Career personalization involves helping participants connect the learning to their career trajectories, and to recognize the psychological and social forces that sustain or drain one’s leadership purpose in the long term.

Contextualization helps the initiative fulfill the organization’s aims. Personalization helps it fulfills the learners’. The former assures that learning is relevant. The latter that it is meaningful.

Bringing leadership to life

Corporate sponsors who invest money in leadership development are often most concerned about its contextualization. Participants, who invest time and energy in it, often care more about its personalization instead.

When the Chief Learning Officer of a multinational company approached some colleagues and I to design and deliver a leadership development initiative, this pattern emerged quickly. The company was in a common predicament: nimbler competitors and technologies threatened its legacy business, and the CEO had launched a new strategy in response, calling for more entrepreneurial leadership across the organization.

As he asked us for a “customized” leadership development initiative, the CLO already had in mind what it would look like. We should define the elements of entrepreneurial leadership at the company, ask senior executives for recent examples, and write case studies on them. Participants would dissect these best practices in class, and then practice requisite competencies to implement them.

When we talked to the managers who would be involved, however, they envisioned customization differently. They wanted the initiative to give them insights, tools, and support, and do away with the corporate red tape that prevented them from getting things done better and faster.

Both sides agreed that the company needed more entrepreneurial leadership but they had different views of what prevented it, and how to achieve it. Neither approach alone, however, would suffice. The former had too much reverence for a shared set of standards. The latter had too little.

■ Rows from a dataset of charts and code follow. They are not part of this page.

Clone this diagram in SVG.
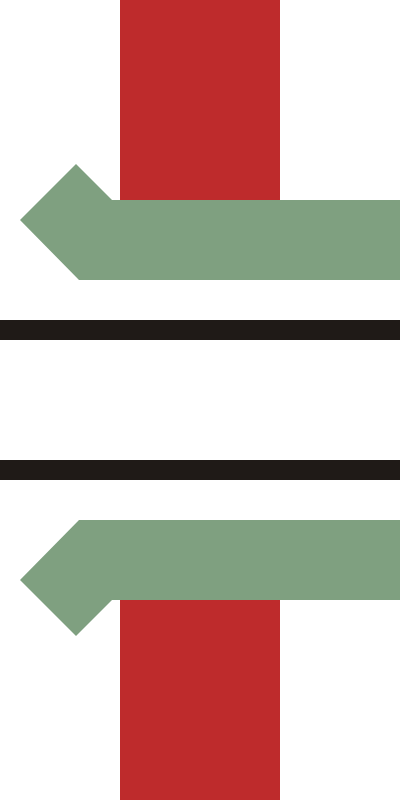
<svg xmlns="http://www.w3.org/2000/svg" width="400" height="800" viewBox="0 0 400 800">
<style>
.red{fill:#BE2B2C}
.green{fill:#7FA080}
.bar{fill:#1F1A17}
</style>
<rect width="400" height="800" fill="#FFFFFF"/>
<g id="top">
<rect class="red" x="120" y="0" width="160" height="200"/>
<polygon class="green" points="20,220 76,164 112,200 400,200 400,280 79,280"/>
</g>
<g id="bars">
<rect class="bar" x="0" y="320" width="400" height="20"/>
<rect class="bar" x="0" y="460" width="400" height="20"/>
</g>
<g id="bottom">
<rect class="red" x="120" y="600" width="160" height="200"/>
<polygon class="green" points="20,580 79,520 400,520 400,600 112,600 76,636"/>
</g>
</svg>
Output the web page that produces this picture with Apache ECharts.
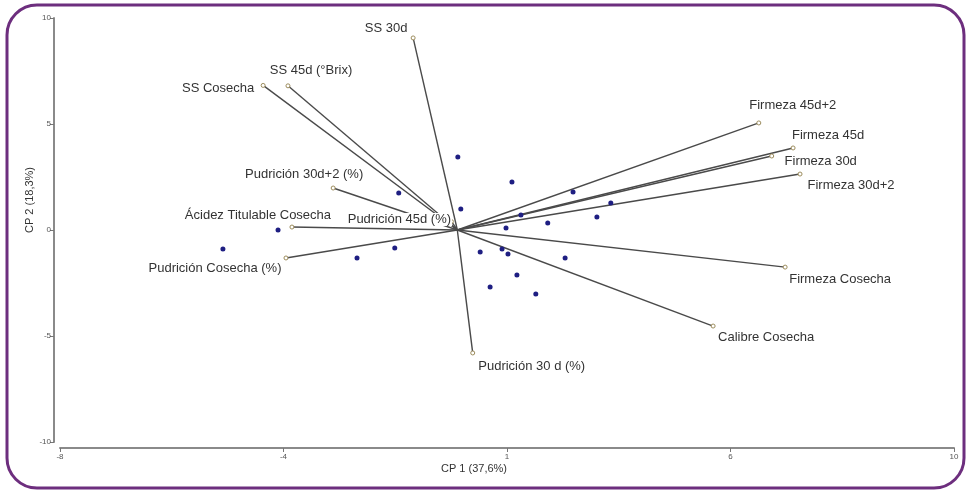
<!DOCTYPE html>
<html>
<head>
<meta charset="utf-8">
<script src="https://cdn.jsdelivr.net/npm/echarts@6/dist/echarts.min.js"></script>
<style>
html,body{margin:0;padding:0;background:#fff;}
#chart{width:970px;height:493px;}
</style>
</head>
<body>
<div id="chart"></div>
<script>
// ---- data ----
const varNames = [
  'SS 30d', 'SS 45d (°Brix)', 'SS Cosecha', 'Pudrición 30d+2 (%)',
  'Ácidez Titulable Cosecha', 'Pudrición 45d (%)', 'Pudrición Cosecha (%)',
  'Pudrición 30 d (%)', 'Calibre Cosecha', 'Firmeza Cosecha',
  'Firmeza 45d+2', 'Firmeza 45d', 'Firmeza 30d', 'Firmeza 30d+2'
];
const varX = [-0.89, -3.41, -3.91, -2.50, -3.33, -0.12, -3.45, 0.31, 5.15, 6.60, 6.07, 6.76, 6.33, 6.90];
const varY = [9.06, 6.80, 6.82, 1.98, 0.14, 0.40, -1.32, -5.80, -4.53, -1.75, 5.05, 3.87, 3.49, 2.64];

const obsX = [0.01, 1.10, -1.18, 2.33, 3.09, 0.07, 1.28, 2.81, 1.82, 0.98, -3.61, -4.72, -1.26, -2.02, 0.46, 0.90, 1.02, 2.17, 1.20, 0.66, 1.58];
const obsY = [3.44, 2.26, 1.75, 1.79, 1.27, 0.99, 0.71, 0.61, 0.33, 0.09, 0.00, -0.90, -0.85, -1.32, -1.04, -0.90, -1.13, -1.32, -2.12, -2.69, -3.02];

const xTitle = 'CP 1 (37,6%)';
const yTitle = 'CP 2 (18,3%)';
const xMin = -8, xMax = 10, xStep = 4.5;
const yMin = -10, yMax = 10, yStep = 5;

// ---- label placement (style, pixels relative to vector end) ----
const labelOffsets = [
  [-27, -10], [23, -15], [-45, 3], [-29, -14],
  [-34, -12], [-52, -2], [-71, 10],
  [59, 13], [53, 11], [55, 12],
  [34, -18], [35, -13], [49, 5], [51, 11]
];

const labelFont = { fontFamily: 'Liberation Sans, Arial, sans-serif', fontSize: 13, color: '#333' };

const series = [];
varNames.forEach((name, i) => {
  series.push({
    type: 'line',
    name: name,
    silent: true,
    animation: false,
    z: 2,
    lineStyle: { color: '#4a4a4a', width: 1.4 },
    itemStyle: { color: '#fff', borderColor: '#9c8c5c', borderWidth: 1 },
    symbolSize: 4,
    showAllSymbol: true,
    data: [
      { value: [0, 0], symbol: 'none' },
      {
        value: [varX[i], varY[i]], symbol: 'circle',
        label: Object.assign({
          show: true,
          formatter: name,
          position: 'inside',
          align: 'center',
          verticalAlign: 'middle',
          offset: labelOffsets[i],
          backgroundColor: '#fff',
          padding: [0, 1]
        }, labelFont)
      }
    ]
  });
});

series.push({
  type: 'scatter',
  name: 'obs',
  animation: false,
  z: 3,
  symbolSize: 5,
  itemStyle: { color: '#1e1e82', opacity: 1 },
  data: obsX.map((x, i) => [x, obsY[i]])
});

function roundLabel(v) {
  return v < 0 ? String(-Math.round(-v)) : String(Math.round(v));
}

const axisCommon = {
  axisLine: { show: true, onZero: false, lineStyle: { color: '#8a8a8a', width: 2 } },
  axisTick: { show: true, length: 4, lineStyle: { color: '#777', width: 1 } },
  axisLabel: { fontSize: 8, color: '#555', fontFamily: 'Liberation Sans, Arial, sans-serif', formatter: roundLabel },
  splitLine: { show: false }
};

const option = {
  backgroundColor: '#fff',
  animation: false,
  grid: { left: 60, right: 16, top: 18, bottom: 51, containLabel: false },
  xAxis: Object.assign({
    type: 'value', min: xMin, max: xMax, interval: xStep, offset: 6
  }, axisCommon, { axisLabel: Object.assign({}, axisCommon.axisLabel, { margin: 5 }) }),
  yAxis: Object.assign({
    type: 'value', min: yMin, max: yMax, interval: yStep, offset: 6
  }, axisCommon, { axisLabel: Object.assign({}, axisCommon.axisLabel, { margin: 3 }) }),
  graphic: [
    {
      type: 'rect', silent: true, z: 100,
      shape: { x: 7, y: 5, width: 957, height: 483, r: 30 },
      style: { fill: 'none', stroke: '#6d2e7e', lineWidth: 3 }
    },
    {
      type: 'text', silent: true,
      x: 474, y: 469,
      style: Object.assign({ text: xTitle, align: 'center', verticalAlign: 'middle' }, labelFont, { fontSize: 11, fill: '#333' })
    },
    {
      type: 'text', silent: true,
      x: 30, y: 200, rotation: Math.PI / 2,
      style: Object.assign({ text: yTitle, align: 'center', verticalAlign: 'middle' }, labelFont, { fontSize: 11, fill: '#333' })
    }
  ],
  series: series
};

const chart = echarts.init(document.getElementById('chart'), null, { renderer: 'canvas' });
chart.setOption(option);
</script>
</body>
</html>
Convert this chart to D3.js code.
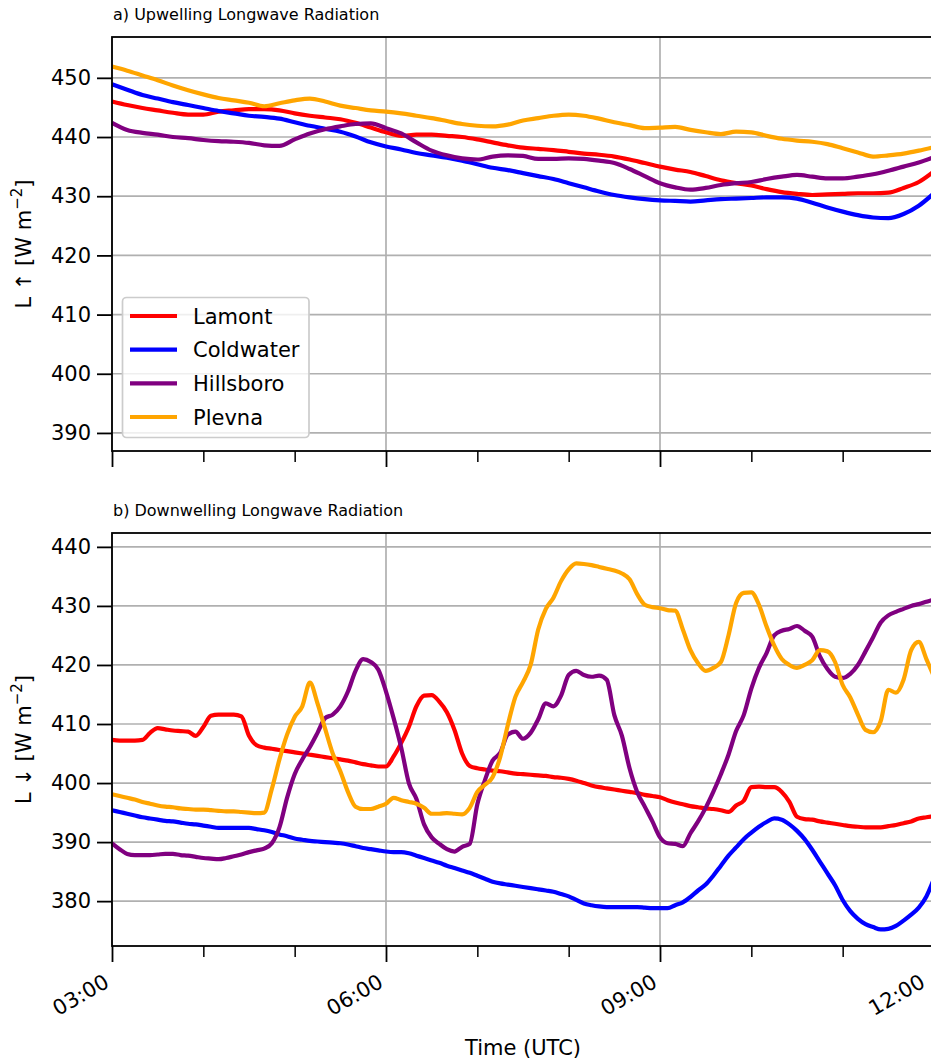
<!DOCTYPE html>
<html>
<head>
<meta charset="utf-8">
<script src="https://cdn.jsdelivr.net/npm/d3@7"></script>
<style>
  body { margin: 0; background: #fff; }
  svg { display: block; }
  text { font-family: "DejaVu Sans", sans-serif; fill: #000; }
</style>
</head>
<body>
<svg id="chart" width="931" height="1063"></svg>
<script>
// ---- Data ---------------------------------------------------------------
// Time axis: minutes after 03:00 UTC, from 03:00 to 12:00
const timeStart = 0, timeEnd = 540;
const majorTicks = [0, 180, 360, 540];
const tickLabels = ["03:00", "06:00", "09:00", "12:00"];
const minorTicks = [60, 120, 240, 300, 420, 480];

const stations = ["Lamont", "Coldwater", "Hillsboro", "Plevna"];
const colors = ["#ff0000", "#0000ff", "#800080", "#ffa500"];

// (a) upwelling longwave, sampled every 10 minutes (W m-2)
const stepUp = 10;
const upLamont = [446.0,445.4,444.9,444.5,444.1,443.8,443.8,444.3,444.5,444.7,444.7,444.5,444.0,443.6,443.3,443.0,442.4,441.6,440.8,440.2,440.4,440.4,440.2,440.0,439.6,439.1,438.6,438.2,438.0,437.8,437.5,437.2,437.0,436.7,436.2,435.6,435.0,434.5,434.1,433.4,432.7,432.2,431.8,431.2,430.7,430.4,430.2,430.3,430.4,430.5,430.5,430.6,431.4,432.4,434.2];
const upColdwater = [448.9,448.0,447.1,446.5,445.9,445.4,444.9,444.4,444.0,443.6,443.4,443.1,442.5,441.9,441.4,440.9,440.1,439.1,438.4,437.9,437.3,436.9,436.5,436.0,435.4,434.8,434.4,433.9,433.4,432.9,432.2,431.5,430.8,430.2,429.8,429.5,429.3,429.2,429.1,429.3,429.5,429.6,429.7,429.8,429.8,429.6,428.9,428.1,427.4,426.8,426.4,426.3,427.0,428.4,430.5];
const upHillsboro = [442.4,441.2,440.7,440.4,440.0,439.8,439.5,439.3,439.2,439.0,438.6,438.5,439.6,440.6,441.3,441.8,442.2,442.3,441.5,440.6,439.1,437.7,436.9,436.4,436.2,436.7,436.9,436.8,436.3,436.3,436.4,436.3,436.0,435.6,434.6,433.4,432.2,431.5,431.1,431.4,431.9,432.2,432.4,432.9,433.3,433.6,433.3,433.0,433.0,433.3,433.7,434.3,435.0,435.7,436.6];
const upPlevna = [451.9,451.2,450.4,449.6,448.7,447.9,447.2,446.6,446.2,445.8,445.2,445.7,446.2,446.5,446.0,445.3,444.9,444.5,444.3,444.0,443.6,443.2,442.7,442.2,441.9,441.8,442.1,442.8,443.2,443.6,443.8,443.6,443.1,442.5,442.0,441.5,441.6,441.7,441.2,440.8,440.5,440.9,440.8,440.2,439.7,439.4,439.2,438.8,438.1,437.4,436.7,436.9,437.2,437.7,438.3];

// (b) downwelling longwave, sampled every 5 minutes (W m-2)
const stepDown = 5;
const downLamont = [407.3,407.2,407.2,407.2,407.3,408.5,409.3,409.1,408.9,408.8,408.7,408.0,409.5,411.4,411.6,411.6,411.6,411.3,408.0,406.4,406.0,405.8,405.6,405.4,405.2,405.0,404.8,404.6,404.4,404.2,404.0,403.8,403.5,403.2,403.0,402.8,402.8,404.5,406.8,409.5,413.0,414.8,414.9,413.8,412.0,409.0,405.0,402.9,402.5,402.3,402.1,402.0,401.8,401.6,401.5,401.4,401.3,401.2,401.0,400.9,400.7,400.4,400.0,399.6,399.3,399.1,398.9,398.7,398.5,398.3,398.0,397.8,397.6,397.1,396.7,396.4,396.1,395.9,395.7,395.6,395.4,395.1,396.2,397.0,399.3,399.4,399.3,399.3,398.5,396.8,394.3,393.9,393.8,393.5,393.3,393.1,392.9,392.7,392.6,392.5,392.5,392.5,392.7,392.9,393.2,393.5,394.0,394.2,394.4];
const downColdwater = [395.4,395.1,394.8,394.5,394.2,394.0,393.8,393.6,393.5,393.3,393.1,393.0,392.8,392.6,392.4,392.4,392.4,392.4,392.4,392.2,392.0,391.7,391.3,391.0,390.6,390.4,390.2,390.1,390.0,389.9,389.8,389.6,389.3,389.0,388.8,388.6,388.4,388.3,388.3,388.1,387.7,387.3,386.9,386.5,386.0,385.6,385.2,384.8,384.3,383.8,383.3,383.0,382.8,382.6,382.4,382.2,382.0,381.8,381.6,381.2,380.8,380.2,379.6,379.3,379.1,379.0,379.0,379.0,379.0,379.0,378.9,378.8,378.8,378.8,379.3,379.8,380.7,381.8,382.8,384.3,386.0,387.7,389.1,390.5,391.6,392.6,393.4,394.0,393.8,393.0,391.9,390.5,388.7,386.7,384.7,382.7,380.2,378.3,377.0,376.1,375.6,375.2,375.3,375.8,376.7,377.7,378.9,380.8,383.8];
const downHillsboro = [389.8,388.8,388.0,387.8,387.8,387.8,387.9,388.0,388.0,387.8,387.7,387.5,387.3,387.2,387.1,387.3,387.6,387.9,388.3,388.6,388.9,389.8,392.5,397.5,401.5,404.0,406.1,408.5,411.0,411.6,413.0,415.5,419.0,421.0,420.5,419.2,415.5,411.0,406.0,400.0,397.3,393.0,390.8,389.7,388.8,388.4,389.2,389.7,396.4,400.5,403.8,405.1,408.2,408.7,407.5,408.5,410.8,413.5,413.0,414.8,418.3,419.0,418.3,418.0,418.2,417.5,411.5,408.0,402.5,398.5,396.0,393.5,390.8,389.8,389.7,389.3,391.5,393.5,395.8,398.5,401.5,404.8,408.8,411.5,416.0,419.5,422.0,425.0,425.8,426.1,426.6,425.8,424.8,421.5,419.3,418.0,417.8,418.5,420.0,422.3,424.7,427.2,428.4,429.0,429.5,430.0,430.3,430.7,431.1];
const downPlevna = [398.1,397.8,397.5,397.2,396.8,396.5,396.2,396.0,395.9,395.7,395.6,395.5,395.5,395.4,395.3,395.2,395.2,395.1,395.0,394.9,395.0,399.0,404.0,408.2,411.2,413.0,417.0,413.5,409.2,405.0,402.0,398.5,396.0,395.6,395.6,396.0,396.5,397.5,397.1,396.8,396.5,395.8,394.8,394.8,394.9,394.8,394.7,395.8,398.5,399.7,401.0,404.4,409.8,414.6,417.1,420.0,426.0,429.5,431.4,434.2,436.2,437.2,437.1,436.9,436.6,436.3,436.0,435.5,434.5,432.0,430.2,429.8,429.6,429.3,429.2,426.0,422.5,420.3,419.0,419.5,420.5,425.0,430.5,432.2,432.3,430.2,426.5,423.3,421.0,420.0,419.5,420.0,420.8,422.5,422.3,420.5,416.6,414.5,411.6,409.0,408.6,410.5,415.8,415.3,417.5,422.5,423.9,421.0,418.0];

const upTicks = [390, 400, 410, 420, 430, 440, 450];
const downTicks = [380, 390, 400, 410, 420, 430, 440];

// ---- Layout -------------------------------------------------------------
const svg = d3.select("#chart");
const figWidth = +svg.attr("width");
const plotLeft = 112, plotRight = 934;
const x = d3.scaleLinear().domain([timeStart, timeEnd]).range([plotLeft, plotRight]);

const panels = [
  {
    title: "a) Upwelling Longwave Radiation", titleY: 20,
    top: 37, bottom: 451, domain: [386.95, 456.9], ticks: upTicks,
    arrow: "\u2191", step: stepUp,
    series: [upLamont, upColdwater, upHillsboro, upPlevna],
    xLabels: false, legend: true
  },
  {
    title: "b) Downwelling Longwave Radiation", titleY: 516,
    top: 533, bottom: 946, domain: [372.4, 442.35], ticks: downTicks,
    arrow: "\u2193", step: stepDown,
    series: [downLamont, downColdwater, downHillsboro, downPlevna],
    xLabels: true, legend: false
  }
];

const gridColor = "#b0b0b0";

panels.forEach(p => {
  const y = d3.scaleLinear().domain(p.domain).range([p.bottom, p.top]);
  const g = svg.append("g");

  // grid
  g.append("g").selectAll("line").data(p.ticks).join("line")
    .attr("x1", plotLeft).attr("x2", plotRight)
    .attr("y1", d => y(d)).attr("y2", d => y(d))
    .attr("stroke", gridColor).attr("stroke-width", 1.7);
  g.append("g").selectAll("line").data(majorTicks).join("line")
    .attr("x1", d => x(d)).attr("x2", d => x(d))
    .attr("y1", p.top).attr("y2", p.bottom)
    .attr("stroke", gridColor).attr("stroke-width", 1.7);

  // series lines
  const line = d3.line()
    .x((d, i) => x(i * p.step))
    .y(d => y(d))
    .curve(d3.curveMonotoneX);
  g.append("g").selectAll("path").data(p.series).join("path")
    .attr("d", line)
    .attr("fill", "none")
    .attr("stroke", (d, i) => colors[i])
    .attr("stroke-width", 4.2)
    .attr("stroke-linejoin", "round")
    .attr("stroke-linecap", "butt");

  // frame
  g.append("rect")
    .attr("x", plotLeft).attr("y", p.top)
    .attr("width", plotRight - plotLeft).attr("height", p.bottom - p.top)
    .attr("fill", "none").attr("stroke", "#000").attr("stroke-width", 1.8);

  // y axis
  const yAxis = g.append("g")
    .attr("transform", `translate(${plotLeft},0)`)
    .call(d3.axisLeft(y).tickValues(p.ticks).tickSize(15).tickPadding(6).tickFormat(d3.format("d")));
  yAxis.select(".domain").remove();
  yAxis.selectAll(".tick line").attr("stroke", "#000").attr("stroke-width", 1.8);
  yAxis.selectAll(".tick text").style("font-size", "21px").style("font-family", "DejaVu Sans");

  // x axis: major + minor ticks
  const xMajor = g.append("g")
    .attr("transform", `translate(0,${p.bottom})`)
    .call(d3.axisBottom(x).tickValues(majorTicks).tickSize(16)
      .tickFormat((d, i) => tickLabels[i]));
  xMajor.select(".domain").remove();
  xMajor.selectAll(".tick line").attr("stroke", "#000").attr("stroke-width", 1.8);
  if (p.xLabels) {
    xMajor.selectAll(".tick text")
      .style("font-size", "21px").style("font-family", "DejaVu Sans")
      .attr("text-anchor", "end")
      .attr("dy", null)
      .attr("y", null)
      // keep the last label inside the figure's right edge
      .attr("transform", d => {
        const shift = Math.min(0, figWidth - 3 - x(d));
        return `translate(${-2 + shift},40) rotate(-30)`;
      });
  } else {
    xMajor.selectAll(".tick text").remove();
  }
  const xMinor = g.append("g")
    .attr("transform", `translate(0,${p.bottom})`)
    .call(d3.axisBottom(x).tickValues(minorTicks).tickSize(11).tickFormat(""));
  xMinor.select(".domain").remove();
  xMinor.selectAll(".tick line").attr("stroke", "#000").attr("stroke-width", 1.5);

  // panel title
  svg.append("text")
    .attr("x", plotLeft + 1).attr("y", p.titleY)
    .style("font-size", "16px")
    .text(p.title);

  // y label
  const ylab = svg.append("text")
    .attr("transform", `translate(31,${(p.top + p.bottom) / 2}) rotate(-90)`)
    .attr("text-anchor", "middle")
    .style("font-size", "21px");
  ylab.append("tspan").text(`L ${p.arrow} [W m`);
  ylab.append("tspan").attr("dy", -9).style("font-size", "15px").text("\u22122");
  ylab.append("tspan").attr("dy", 9).text("]");

  // legend
  if (p.legend) {
    const lg = svg.append("g");
    lg.append("rect")
      .attr("x", 122.5).attr("y", 297.5).attr("width", 186.5).attr("height", 140)
      .attr("rx", 4).attr("ry", 4)
      .attr("fill", "#fff").attr("fill-opacity", 0.8)
      .attr("stroke", "#cccccc").attr("stroke-width", 1.7);
    const rowY = d3.scalePoint().domain(stations).range([316, 417]);
    stations.forEach((s, i) => {
      lg.append("line")
        .attr("x1", 130).attr("x2", 177)
        .attr("y1", rowY(s)).attr("y2", rowY(s))
        .attr("stroke", colors[i]).attr("stroke-width", 4.2);
      lg.append("text")
        .attr("x", 193).attr("y", rowY(s)).attr("dy", "0.36em")
        .style("font-size", "21px")
        .text(s);
    });
  }
});

// x axis title
svg.append("text")
  .attr("x", 523).attr("y", 1055)
  .attr("text-anchor", "middle")
  .style("font-size", "21px")
  .text("Time (UTC)");
</script>
</body>
</html>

The challenge that emerged from these conversations was that of bringing leadership to life. Doing so, we suggested, required using the learning initiative as an opportunity for participants to think and act as leaders — within a frame that informed and oriented their efforts without prescribing every action.

The initiative that resulted did include cases aligned to a template of entrepreneurial leadership that the company did develop — but neither limited to internal best practices, nor presented as guides. It also included exercises where managers had to face the tension between the wishes for freedom and for control, key features of the company culture that we had encountered ourselves.

At the same time, the initiative invited each manager to bring their own case study, and work on it with others. Coaches helped participants examine what the leadership template meant for them — what it would take, specifically, to bring it to life in their roles, and how it might affect their careers.

Learning happens in the middle

Contextualization invites managers to acquire — or resolve to change — the language, skills, and scripts that are expected of leaders in their organization. Personalization makes room for them to consider why and how they might do so.

Finding a balance between the two, as the example suggests, involves inviting both the organization and its managers to influence the learning agenda without letting either dictate what the other must do.

Only when that balance happens can a learning initiative develop leadership, as it puts learners in the position of leaders — between personal and organizational aims, making the most of where those converge, and addressing the areas where they diverge.

When that balance is lost, learning initiatives become a surrogate of leadership rather than an opportunity to practice it. Some, paying more attention to the needs of the company than to those of its managers, become little more than thinly veiled attempts at indoctrination. Others, focusing mostly on helping managers search their soul and expand their networks to find and achieve their own goals, become little more than personal indulgences.

Scratch the surface of “poor customization,” and you’ll often find just that — an imbalance between contextualization and personalization. Learning, like leadership, can’t choose a master between the needs of the collective and those of the individual. Their value is in striving to reconcile both.